Central Michigan University has distributed about 2,000 tickets to students as of Thursday for former U.S. Secretary of State and military general Colin Powell’s Martin Luther King Jr. week speech.

Powell will serve as keynote speaker for Martin Luther King Jr. celebration week. The event is scheduled for 8 p.m. on Jan. 24 at the CMU Events Center.

Tickets were available for distribution starting Dec. 3 and are still available free of charge at Tickets Central, with a two ticket limit per person, from 8 a.m. to 5 p.m. Monday through Friday until tickets run out.

There were over 3,300 general admission tickets available for the event, according to Pamela Gates, Dean of the College of Humanities and Social and Behavioral Sciences, who is co-hosting the event. Gates said in a Dec. 4 statement that she expected all of the arena’s seats to be filled.

“We have more than 3,300 general admission tickets, and we expect to give all of them to students, faculty and community members, ” she said.

Bob Ebner, Director of University Events, said he is still very confident that seats will be filled before the Jan. 24 event.
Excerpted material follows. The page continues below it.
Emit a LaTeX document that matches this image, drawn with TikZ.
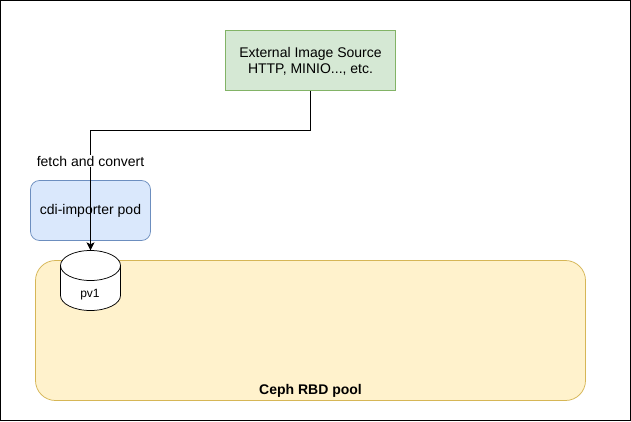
\documentclass[tikz,border=0pt]{standalone}
\usepackage{fontspec}
\setmainfont{Liberation Sans}
\usetikzlibrary{arrows.meta}
\definecolor{greenfill}{HTML}{D5E8D4}
\definecolor{greenline}{HTML}{82B366}
\definecolor{bluefill}{HTML}{DAE8FC}
\definecolor{blueline}{HTML}{6C8EBF}
\definecolor{yellowfill}{HTML}{FFF2CC}
\definecolor{yellowline}{HTML}{D6B656}
\tikzset{
  txt/.style={font=\fontsize{14}{16}\selectfont, text=black, align=center, inner sep=0pt},
  boxnode/.style={txt, draw, line width=0.75pt},
  conn/.style={draw=black, line width=0.75pt},
}
\begin{document}
\begin{tikzpicture}[x=1pt,y=-1pt]
\useasboundingbox (0,0) rectangle (631,421);
\node[draw=black, line width=1pt, fill=white, minimum width=630pt, minimum height=420pt, inner sep=0pt] (frame) at (315.5,210.5) {};
% Ceph pool
\node[boxnode, draw=yellowline, fill=yellowfill, rounded corners=20pt, minimum width=550pt, minimum height=140pt] (pool) at (310.5,330.5) {};
\node[txt, font=\fontsize{14}{16}\selectfont\bfseries] (poollabel) at (310.5,391) {Ceph RBD pool};
% importer
\node[boxnode, draw=blueline, fill=bluefill, rounded corners=9pt, minimum width=120pt, minimum height=60pt] (pod) at (90.5,210.5) {};
\node[txt] (podlabel) at (90.5,211) {cdi-importer pod};
% source
\node[boxnode, draw=greenline, fill=greenfill, minimum width=170pt, minimum height=60pt] (src) at (310.5,60.5) {};
\node[txt] (srclabel) at (310.5,61) {External Image Source\\HTTP, MINIO..., etc.};
% cylinder
\draw[fill=white, draw=black, line width=0.75pt]
  (60.5,265.5) arc[start angle=180, end angle=360, x radius=30, y radius=15]
  -- (120.5,295.5) arc[start angle=0, end angle=180, x radius=30, y radius=15] -- cycle;
\draw[draw=black, line width=0.75pt] (60.5,265.5) arc[start angle=180, end angle=0, x radius=30, y radius=15];
\node[txt, minimum width=60pt, minimum height=60pt] (pv) at (90.5,280.5) {};
\node[txt, font=\fontsize{12}{14}\selectfont] (pvlabel) at (90,294.5) {pv1};
% connector
\coordinate (bendA) at (src.south |- 0,130.5);
\coordinate (bendB) at (pv.north |- 0,130.5);
\draw[conn, -{Stealth[length=8pt,width=8pt,inset=2pt]}] (src.south) -- (bendA) -- (bendB) -- (pv.north);
\node[txt, fill=white, inner xsep=1pt, inner ysep=1pt] (lab) at (90.5,161) {fetch and convert};
\end{tikzpicture}
\end{document}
“People are very excited about this event,” Ebner said. “There’s been a lot of promotion, a lot of buzz, I think we’ll see a very large crowd come out for this.”

The retired general will be giving his speech, titled “Taking Charge,” as part of the Philip A. Hart and William G. Milliken Speaker Series, which is housed within CHSBS. Powell’s appearance cost the university $125,000, a majority of which will come from the series’ fund.
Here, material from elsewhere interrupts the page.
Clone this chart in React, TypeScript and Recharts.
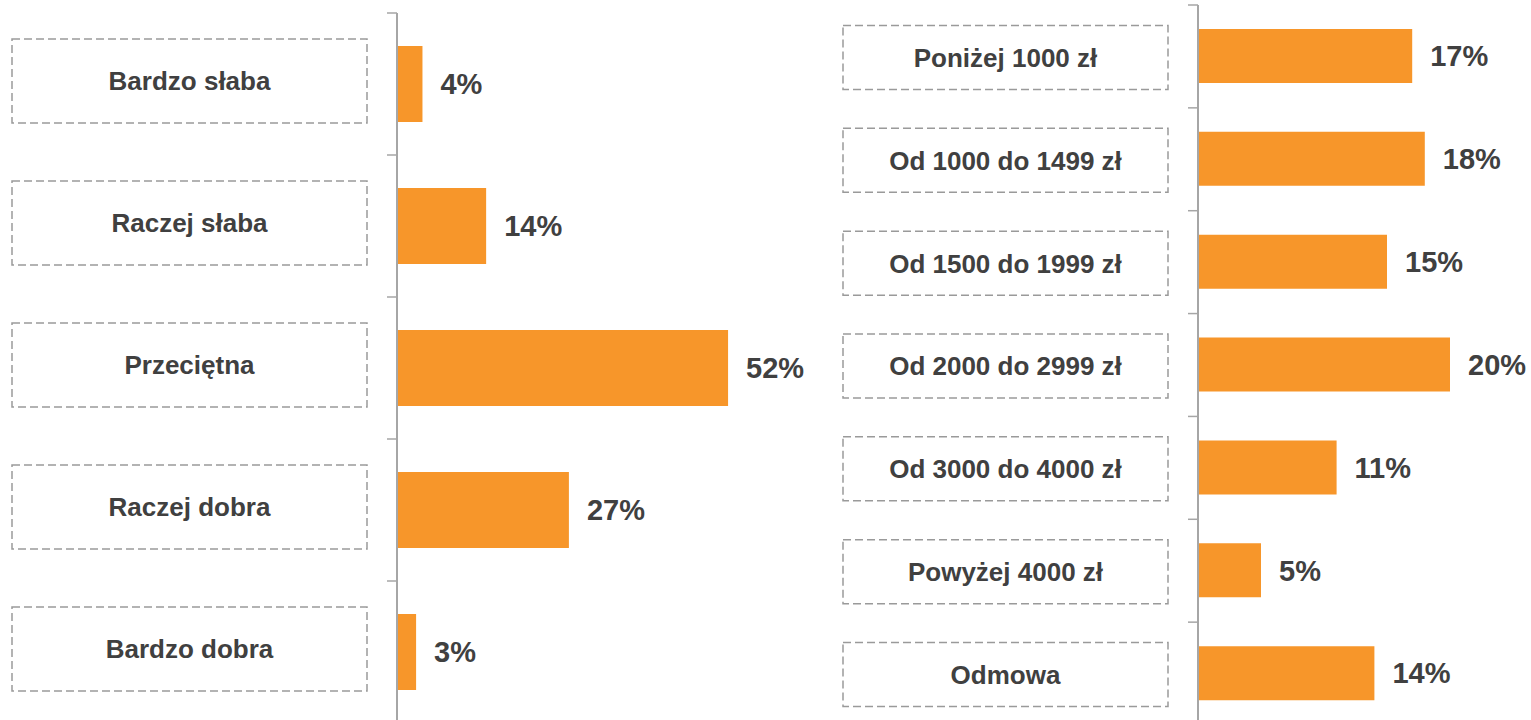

Along with CHSBS, Program Board and the Office of Institutional Diversity are also funding a portion of the event. Ebner said the Powell keynote is an especially important event for CMU.

“This is a big deal, and we have a lot of people working very hard and taking this very seriously,” Ebner said. “It’s not every day someone like Powell comes to little ol’ CMU.”

Powell earned 10 separate medals during his 35-year service in the military, including the prestigious Purple Heart award.


  1. General Powell is a great leader, but the $125,000 could have been better spent elsewhere. He would have been a perfect speaker 10 or 20 years ago, but frankly, he isn’t relevant today. General Powell won’t say anything challenging the orthodoxy of campus or the Washington establishment. And don’t worry: Those 1,000 remaining seats will be full because professors will require students to attend or bribe them with undeniable amounts of extra credit.